The other correlation that is visible relates to how models perform using only RGB/CIR or CHM when being agnostic or not. It is logical for this parameter to have an impact on the results, since teaching the model to either make a difference between some of the trees or not will have an impact on what it learns and what it has to focus on to identify the right class when not being agnostic. From what we see here in Figure 5.3, it looks like having to make a difference between the different classes is significantly hinders its performance whatever combination of input data is used, even though it is more prevalent when using only one input.

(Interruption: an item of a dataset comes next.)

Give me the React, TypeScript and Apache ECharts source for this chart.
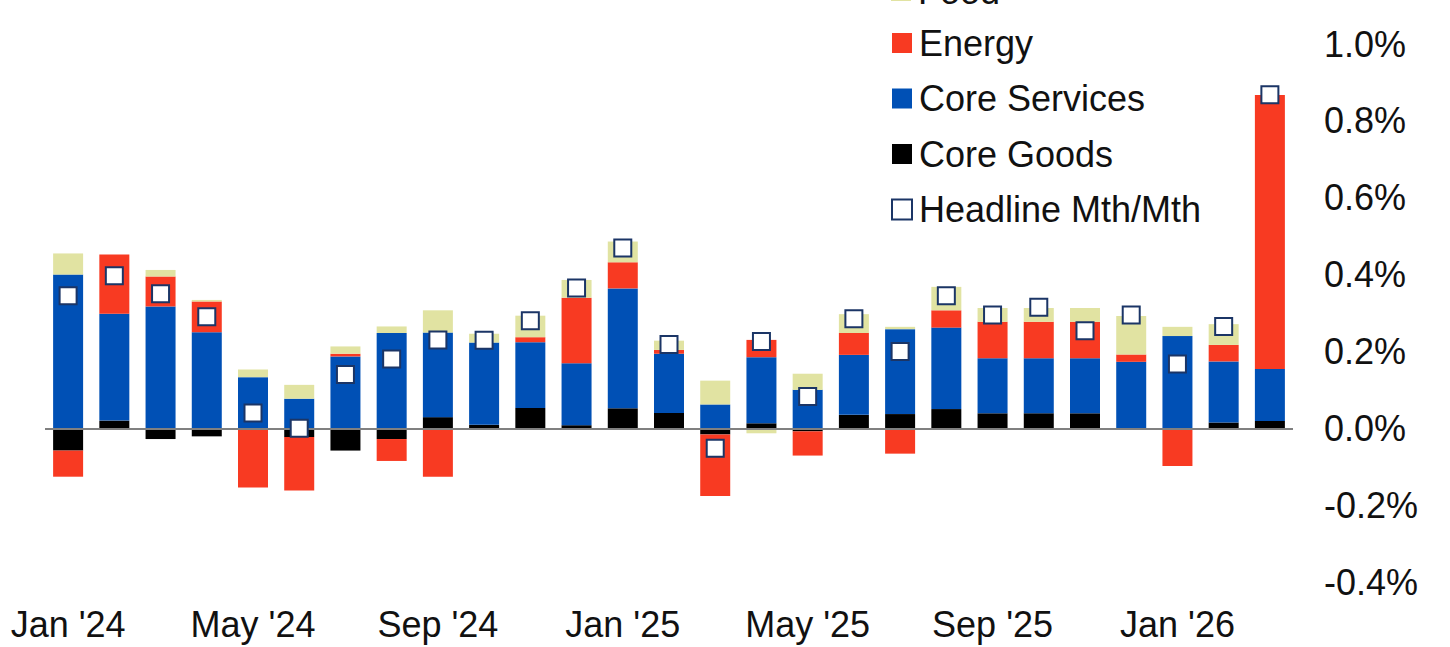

Besides these observations, it is hard to draw anymore conclusion from the rest of the experiments. There is too much variation in the results, which shows how unstable the training process is. From these results and the previous paragraph, one interpretation could be that the augmentation pipeline is related to this instability, as the results with the basic CHM layer have a much smaller variance.
5.3 Covered trees
Then, if we try to look at the performance of the models on the covered trees, which are called “Tree_low_hard” in Figure 5.4, it is also difficult to draw any conclusion. The models have mainly learnt to find trees with the generic “Tree” label, and they are seemingly equally bad at finding the other classes of trees. In Figure 5.4, we can see the performance of two models trained with the same repartition of the data into training, validation and test set. Both models were not agnostic, which means that they learnt to detect each class of trees and label them properly. The one of the left uses the largest number of CHM layers (with Borders = [1, 2, 3, 5, 7, 10, 15, 20] and Disjoint = False), whereas the one on the right only uses the default CHM layer (Borders = []).
These two examples are really representative of the results of the other models that were trained. There are only 207 covered trees in the dataset, which is too small to get the models to learn to identify them and get solid results when comparing different configurations of CHM layers. Most of the differences that we see come from the normal random variation during the training.
5.4 Visual results
In Figure 5.5 are the outputs of trained models on one instance from each of the training, validation and test sets. The models used are those which results are shown in Figure 5.4.
The confidence thresholds used to remove low confidence predictions are the ones that gave the best sortedAP values in Figure 5.4. One aspect that is partly visible here is that all the categories except the basic “Tree” have confidence scores which are so low that they are rejected after the selection with the confidence threshold. This is the reason why there is no predicted bounding box from another class than “Tree”, even though the models do predict boxes with other labels. This is the case on the whole dataset, including the training set, and shows how the models learns more slowly to find the other categories.